[start ENTRIES PROVIDED]

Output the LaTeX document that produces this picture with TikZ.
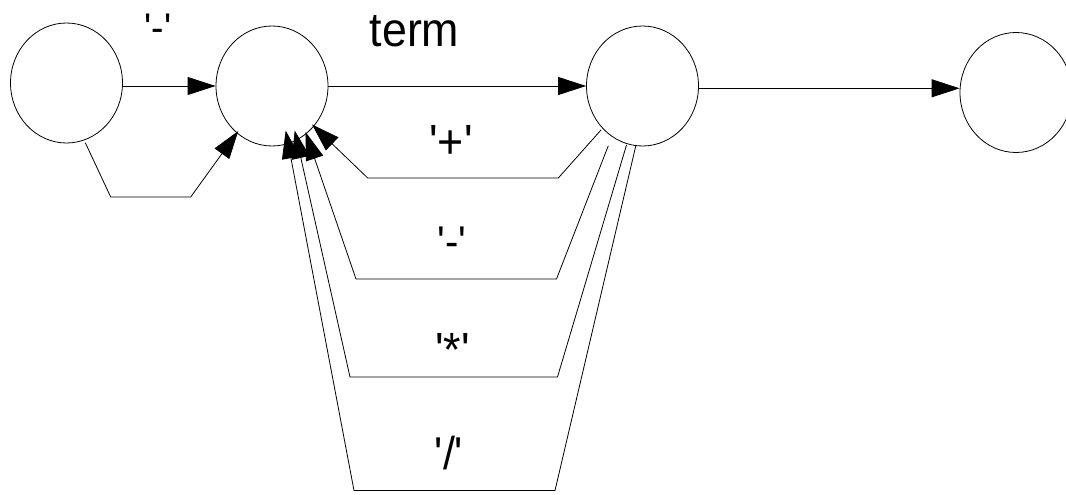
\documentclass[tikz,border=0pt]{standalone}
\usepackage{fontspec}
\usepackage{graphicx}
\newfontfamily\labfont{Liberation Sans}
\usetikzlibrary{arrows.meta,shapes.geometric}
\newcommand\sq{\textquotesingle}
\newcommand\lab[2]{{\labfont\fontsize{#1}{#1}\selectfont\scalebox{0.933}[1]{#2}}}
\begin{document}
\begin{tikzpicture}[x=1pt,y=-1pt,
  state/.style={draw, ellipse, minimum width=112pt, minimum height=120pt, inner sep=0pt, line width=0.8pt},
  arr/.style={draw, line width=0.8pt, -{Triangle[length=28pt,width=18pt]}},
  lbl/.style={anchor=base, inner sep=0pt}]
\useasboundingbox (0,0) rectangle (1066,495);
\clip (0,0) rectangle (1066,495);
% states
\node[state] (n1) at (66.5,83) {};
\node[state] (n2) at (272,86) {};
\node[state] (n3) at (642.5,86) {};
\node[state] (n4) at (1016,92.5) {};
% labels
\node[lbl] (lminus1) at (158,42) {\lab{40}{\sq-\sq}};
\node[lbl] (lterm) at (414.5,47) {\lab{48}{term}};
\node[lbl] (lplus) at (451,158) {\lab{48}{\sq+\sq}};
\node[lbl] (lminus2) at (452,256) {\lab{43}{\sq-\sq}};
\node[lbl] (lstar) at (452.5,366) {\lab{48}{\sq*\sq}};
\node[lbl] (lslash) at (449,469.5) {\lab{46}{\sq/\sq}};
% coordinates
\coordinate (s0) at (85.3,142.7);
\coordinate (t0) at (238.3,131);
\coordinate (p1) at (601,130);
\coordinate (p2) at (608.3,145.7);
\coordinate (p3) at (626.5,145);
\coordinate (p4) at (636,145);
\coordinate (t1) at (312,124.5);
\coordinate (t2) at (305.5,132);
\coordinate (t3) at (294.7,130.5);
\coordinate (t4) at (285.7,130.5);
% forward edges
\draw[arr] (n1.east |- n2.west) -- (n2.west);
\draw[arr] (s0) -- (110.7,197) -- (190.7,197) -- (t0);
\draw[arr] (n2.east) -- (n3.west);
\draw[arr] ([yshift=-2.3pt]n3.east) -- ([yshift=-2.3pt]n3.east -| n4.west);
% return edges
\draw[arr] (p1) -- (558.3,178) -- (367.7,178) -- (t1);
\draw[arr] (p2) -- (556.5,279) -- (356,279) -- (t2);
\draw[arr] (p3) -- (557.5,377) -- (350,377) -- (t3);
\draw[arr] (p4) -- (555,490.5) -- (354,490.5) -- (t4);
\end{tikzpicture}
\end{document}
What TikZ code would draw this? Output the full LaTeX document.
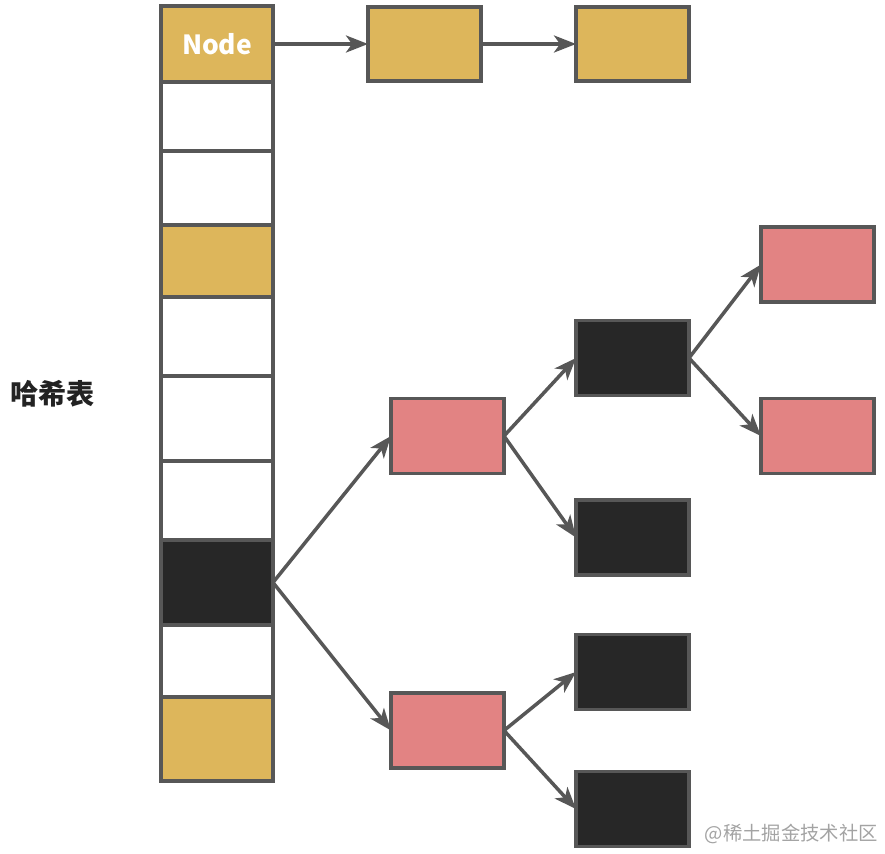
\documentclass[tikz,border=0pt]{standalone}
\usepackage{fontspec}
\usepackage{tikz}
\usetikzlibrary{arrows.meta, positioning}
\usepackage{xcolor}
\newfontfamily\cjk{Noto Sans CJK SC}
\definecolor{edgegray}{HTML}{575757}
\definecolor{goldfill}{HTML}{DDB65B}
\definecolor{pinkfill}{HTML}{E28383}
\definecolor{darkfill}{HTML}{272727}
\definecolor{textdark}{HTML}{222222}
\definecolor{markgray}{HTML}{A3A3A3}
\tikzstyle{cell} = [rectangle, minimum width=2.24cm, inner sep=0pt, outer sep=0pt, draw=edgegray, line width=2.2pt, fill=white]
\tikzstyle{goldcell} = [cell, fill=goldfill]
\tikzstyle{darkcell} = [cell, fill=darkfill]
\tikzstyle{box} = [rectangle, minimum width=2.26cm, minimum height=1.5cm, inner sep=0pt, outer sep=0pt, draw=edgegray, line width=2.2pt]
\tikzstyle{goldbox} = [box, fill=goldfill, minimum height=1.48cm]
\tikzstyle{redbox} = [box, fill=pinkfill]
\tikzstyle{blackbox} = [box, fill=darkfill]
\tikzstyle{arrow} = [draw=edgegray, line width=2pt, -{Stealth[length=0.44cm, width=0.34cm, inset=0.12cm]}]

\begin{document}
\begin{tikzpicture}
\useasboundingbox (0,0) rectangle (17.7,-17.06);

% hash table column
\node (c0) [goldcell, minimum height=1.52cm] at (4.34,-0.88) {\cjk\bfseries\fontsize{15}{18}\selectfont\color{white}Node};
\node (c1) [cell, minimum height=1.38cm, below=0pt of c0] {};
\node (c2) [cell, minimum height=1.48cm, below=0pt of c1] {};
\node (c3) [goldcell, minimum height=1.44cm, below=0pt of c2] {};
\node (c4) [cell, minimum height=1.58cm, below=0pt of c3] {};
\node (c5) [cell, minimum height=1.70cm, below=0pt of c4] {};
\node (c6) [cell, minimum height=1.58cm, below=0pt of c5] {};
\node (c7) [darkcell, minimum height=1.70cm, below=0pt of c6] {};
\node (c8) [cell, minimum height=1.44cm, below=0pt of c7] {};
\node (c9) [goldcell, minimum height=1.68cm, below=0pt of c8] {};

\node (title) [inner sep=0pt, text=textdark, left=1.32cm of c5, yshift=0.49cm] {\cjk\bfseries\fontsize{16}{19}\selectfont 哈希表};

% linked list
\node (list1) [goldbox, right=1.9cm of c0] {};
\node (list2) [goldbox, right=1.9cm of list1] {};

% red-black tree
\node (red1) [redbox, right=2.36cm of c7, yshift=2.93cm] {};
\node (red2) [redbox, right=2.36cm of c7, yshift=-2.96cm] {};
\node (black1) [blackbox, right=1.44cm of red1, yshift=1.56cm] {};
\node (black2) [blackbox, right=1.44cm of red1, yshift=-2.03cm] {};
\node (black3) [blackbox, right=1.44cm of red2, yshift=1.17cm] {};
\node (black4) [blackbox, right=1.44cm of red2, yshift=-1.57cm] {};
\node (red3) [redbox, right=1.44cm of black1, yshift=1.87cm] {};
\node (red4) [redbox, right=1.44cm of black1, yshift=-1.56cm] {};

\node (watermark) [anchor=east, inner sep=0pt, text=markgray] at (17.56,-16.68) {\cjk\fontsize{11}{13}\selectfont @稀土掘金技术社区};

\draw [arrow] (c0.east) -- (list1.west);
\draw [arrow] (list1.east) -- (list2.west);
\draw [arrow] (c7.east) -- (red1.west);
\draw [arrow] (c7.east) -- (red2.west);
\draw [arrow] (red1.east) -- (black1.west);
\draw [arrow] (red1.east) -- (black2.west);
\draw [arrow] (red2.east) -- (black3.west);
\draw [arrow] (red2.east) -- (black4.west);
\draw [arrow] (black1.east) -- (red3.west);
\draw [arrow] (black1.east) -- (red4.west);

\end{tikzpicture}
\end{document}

[end ENTRIES PROVIDED]
[start ENTRIES PROVIDED]

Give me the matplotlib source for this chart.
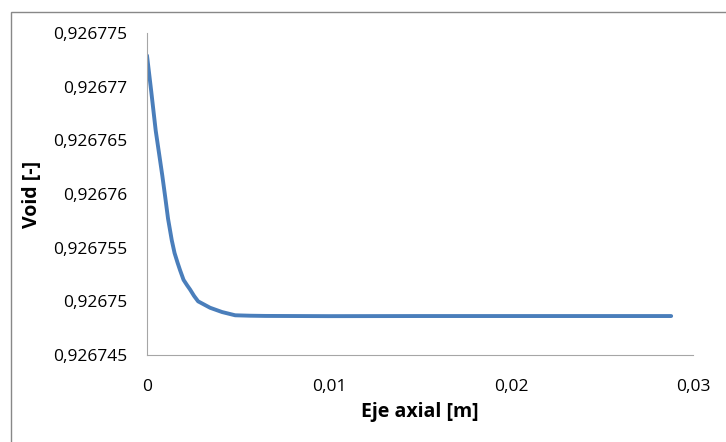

[end ENTRIES PROVIDED]
[start ENTRIES PROVIDED]

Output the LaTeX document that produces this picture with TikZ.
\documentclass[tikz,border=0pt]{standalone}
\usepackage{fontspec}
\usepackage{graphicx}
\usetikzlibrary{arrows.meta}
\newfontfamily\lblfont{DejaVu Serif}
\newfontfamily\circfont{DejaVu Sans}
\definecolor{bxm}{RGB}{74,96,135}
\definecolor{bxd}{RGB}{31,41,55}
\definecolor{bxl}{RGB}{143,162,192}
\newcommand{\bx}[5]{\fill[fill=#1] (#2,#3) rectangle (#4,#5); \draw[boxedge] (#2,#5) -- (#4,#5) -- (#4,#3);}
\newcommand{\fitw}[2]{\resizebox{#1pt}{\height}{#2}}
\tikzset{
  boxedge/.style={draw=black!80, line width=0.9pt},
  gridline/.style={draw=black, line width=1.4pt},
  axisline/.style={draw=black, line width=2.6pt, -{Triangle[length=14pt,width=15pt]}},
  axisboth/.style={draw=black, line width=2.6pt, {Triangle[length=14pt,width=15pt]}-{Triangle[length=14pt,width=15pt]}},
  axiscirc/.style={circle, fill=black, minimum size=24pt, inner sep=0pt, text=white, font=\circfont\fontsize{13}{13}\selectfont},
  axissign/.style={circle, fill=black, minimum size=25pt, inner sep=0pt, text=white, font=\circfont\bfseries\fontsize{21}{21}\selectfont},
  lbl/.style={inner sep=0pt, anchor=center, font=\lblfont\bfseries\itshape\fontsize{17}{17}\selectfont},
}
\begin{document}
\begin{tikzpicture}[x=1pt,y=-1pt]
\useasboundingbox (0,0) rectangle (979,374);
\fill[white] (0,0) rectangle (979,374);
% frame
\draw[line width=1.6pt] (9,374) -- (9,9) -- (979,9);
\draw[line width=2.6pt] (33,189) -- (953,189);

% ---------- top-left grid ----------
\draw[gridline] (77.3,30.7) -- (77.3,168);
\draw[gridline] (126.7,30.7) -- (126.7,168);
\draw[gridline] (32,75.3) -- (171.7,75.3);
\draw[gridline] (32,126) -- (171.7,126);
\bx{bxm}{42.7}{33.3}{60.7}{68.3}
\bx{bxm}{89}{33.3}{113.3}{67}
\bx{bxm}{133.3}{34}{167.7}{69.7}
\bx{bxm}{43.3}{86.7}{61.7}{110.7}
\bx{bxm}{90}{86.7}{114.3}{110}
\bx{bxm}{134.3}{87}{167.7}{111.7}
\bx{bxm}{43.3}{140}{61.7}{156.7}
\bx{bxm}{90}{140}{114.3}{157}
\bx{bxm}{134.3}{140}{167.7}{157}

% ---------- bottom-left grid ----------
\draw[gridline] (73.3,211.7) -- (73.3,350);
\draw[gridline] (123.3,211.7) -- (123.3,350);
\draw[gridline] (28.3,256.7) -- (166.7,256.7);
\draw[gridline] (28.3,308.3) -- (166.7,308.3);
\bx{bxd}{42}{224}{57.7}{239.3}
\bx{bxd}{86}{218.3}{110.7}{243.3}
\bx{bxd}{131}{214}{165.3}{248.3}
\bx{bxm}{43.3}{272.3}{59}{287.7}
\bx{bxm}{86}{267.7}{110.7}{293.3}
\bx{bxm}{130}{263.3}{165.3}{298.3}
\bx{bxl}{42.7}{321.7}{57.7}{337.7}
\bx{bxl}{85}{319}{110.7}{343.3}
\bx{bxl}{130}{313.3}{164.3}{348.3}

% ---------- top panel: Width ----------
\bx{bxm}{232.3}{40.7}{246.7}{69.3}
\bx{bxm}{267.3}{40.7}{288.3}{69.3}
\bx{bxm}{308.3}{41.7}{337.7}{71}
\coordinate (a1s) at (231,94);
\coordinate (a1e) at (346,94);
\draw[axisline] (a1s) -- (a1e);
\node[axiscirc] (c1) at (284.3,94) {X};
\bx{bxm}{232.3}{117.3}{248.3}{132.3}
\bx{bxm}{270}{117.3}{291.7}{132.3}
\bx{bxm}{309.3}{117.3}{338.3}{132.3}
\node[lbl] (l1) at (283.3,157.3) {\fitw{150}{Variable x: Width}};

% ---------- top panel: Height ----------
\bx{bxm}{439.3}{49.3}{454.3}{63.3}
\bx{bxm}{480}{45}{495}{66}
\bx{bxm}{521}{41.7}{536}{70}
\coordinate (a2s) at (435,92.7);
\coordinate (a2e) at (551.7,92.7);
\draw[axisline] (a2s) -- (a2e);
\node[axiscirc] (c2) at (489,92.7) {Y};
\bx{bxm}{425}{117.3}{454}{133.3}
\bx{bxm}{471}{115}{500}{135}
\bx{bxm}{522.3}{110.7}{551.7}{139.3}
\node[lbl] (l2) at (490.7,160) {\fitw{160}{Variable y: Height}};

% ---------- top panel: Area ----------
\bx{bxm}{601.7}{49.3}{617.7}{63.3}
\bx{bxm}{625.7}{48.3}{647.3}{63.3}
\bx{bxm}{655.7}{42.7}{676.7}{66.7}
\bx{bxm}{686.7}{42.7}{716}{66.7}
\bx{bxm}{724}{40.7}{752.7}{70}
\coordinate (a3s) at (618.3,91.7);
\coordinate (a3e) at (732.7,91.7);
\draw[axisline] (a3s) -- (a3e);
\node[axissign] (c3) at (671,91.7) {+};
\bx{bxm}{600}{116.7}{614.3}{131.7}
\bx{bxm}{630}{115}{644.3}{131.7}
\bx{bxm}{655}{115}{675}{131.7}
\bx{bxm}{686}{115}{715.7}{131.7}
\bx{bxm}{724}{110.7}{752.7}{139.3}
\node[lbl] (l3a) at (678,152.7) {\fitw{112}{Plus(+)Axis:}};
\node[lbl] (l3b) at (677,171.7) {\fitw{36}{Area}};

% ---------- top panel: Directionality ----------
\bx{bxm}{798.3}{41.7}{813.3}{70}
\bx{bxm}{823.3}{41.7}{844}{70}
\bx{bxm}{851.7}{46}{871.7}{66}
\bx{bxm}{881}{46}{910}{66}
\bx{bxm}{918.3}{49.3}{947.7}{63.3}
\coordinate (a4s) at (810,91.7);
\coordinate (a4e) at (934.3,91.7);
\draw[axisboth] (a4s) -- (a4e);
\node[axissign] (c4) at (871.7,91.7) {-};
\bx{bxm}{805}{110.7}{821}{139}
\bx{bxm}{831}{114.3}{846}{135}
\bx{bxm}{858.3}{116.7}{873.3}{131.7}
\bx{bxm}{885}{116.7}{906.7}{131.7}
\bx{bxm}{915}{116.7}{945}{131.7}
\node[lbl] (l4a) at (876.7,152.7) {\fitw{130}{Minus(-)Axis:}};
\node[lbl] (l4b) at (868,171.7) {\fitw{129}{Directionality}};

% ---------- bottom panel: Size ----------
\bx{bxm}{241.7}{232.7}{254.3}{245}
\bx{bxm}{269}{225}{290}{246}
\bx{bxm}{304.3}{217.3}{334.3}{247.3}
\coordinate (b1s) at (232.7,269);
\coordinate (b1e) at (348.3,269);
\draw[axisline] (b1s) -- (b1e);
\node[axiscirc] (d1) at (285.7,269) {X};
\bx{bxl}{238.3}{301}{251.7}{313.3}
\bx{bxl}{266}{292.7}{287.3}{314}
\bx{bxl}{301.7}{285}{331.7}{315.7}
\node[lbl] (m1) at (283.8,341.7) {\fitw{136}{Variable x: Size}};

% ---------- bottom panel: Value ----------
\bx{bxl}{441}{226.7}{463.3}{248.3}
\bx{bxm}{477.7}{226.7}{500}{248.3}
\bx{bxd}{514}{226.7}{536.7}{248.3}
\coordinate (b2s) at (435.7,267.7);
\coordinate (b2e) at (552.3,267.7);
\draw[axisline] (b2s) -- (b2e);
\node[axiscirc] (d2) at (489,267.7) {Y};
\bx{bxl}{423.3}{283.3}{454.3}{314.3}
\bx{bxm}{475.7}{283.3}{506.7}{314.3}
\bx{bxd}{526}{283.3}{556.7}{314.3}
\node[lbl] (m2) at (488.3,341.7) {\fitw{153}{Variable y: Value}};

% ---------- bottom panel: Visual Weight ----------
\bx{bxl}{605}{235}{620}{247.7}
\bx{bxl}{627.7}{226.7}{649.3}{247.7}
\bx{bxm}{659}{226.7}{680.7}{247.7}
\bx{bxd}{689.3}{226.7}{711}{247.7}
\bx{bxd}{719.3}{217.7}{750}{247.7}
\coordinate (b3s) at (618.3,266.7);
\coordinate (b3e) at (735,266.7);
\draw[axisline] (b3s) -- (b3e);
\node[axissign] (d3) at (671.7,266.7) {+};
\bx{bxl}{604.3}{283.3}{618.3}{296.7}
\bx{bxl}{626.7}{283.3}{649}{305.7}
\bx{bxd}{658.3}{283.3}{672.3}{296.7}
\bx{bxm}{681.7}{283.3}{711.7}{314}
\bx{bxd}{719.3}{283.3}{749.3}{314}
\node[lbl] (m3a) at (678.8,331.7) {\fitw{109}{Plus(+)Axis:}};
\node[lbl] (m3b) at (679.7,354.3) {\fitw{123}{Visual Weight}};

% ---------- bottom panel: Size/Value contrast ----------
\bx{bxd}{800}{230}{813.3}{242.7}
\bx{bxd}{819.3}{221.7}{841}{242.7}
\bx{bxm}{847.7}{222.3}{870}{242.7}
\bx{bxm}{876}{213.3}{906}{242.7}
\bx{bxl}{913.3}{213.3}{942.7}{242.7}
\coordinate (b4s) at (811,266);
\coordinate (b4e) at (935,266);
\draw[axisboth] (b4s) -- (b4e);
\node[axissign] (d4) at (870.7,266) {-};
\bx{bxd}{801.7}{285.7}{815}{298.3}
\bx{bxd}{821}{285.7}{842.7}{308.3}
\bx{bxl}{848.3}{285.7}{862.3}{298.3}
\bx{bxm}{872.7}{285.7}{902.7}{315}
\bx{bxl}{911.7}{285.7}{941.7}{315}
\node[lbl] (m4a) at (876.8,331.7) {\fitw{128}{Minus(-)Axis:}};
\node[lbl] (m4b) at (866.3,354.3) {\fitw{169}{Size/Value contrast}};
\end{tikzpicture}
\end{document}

[end ENTRIES PROVIDED]

■ THE TASK
Pick out the lines containing the string "this" and show them.

■ SOLVED PROBLEM
Output the LaTeX document that produces this picture with TikZ.
What TikZ code would draw this? Output the full LaTeX document.
Give me the matplotlib source for this chart.
Output the LaTeX document that produces this picture with TikZ.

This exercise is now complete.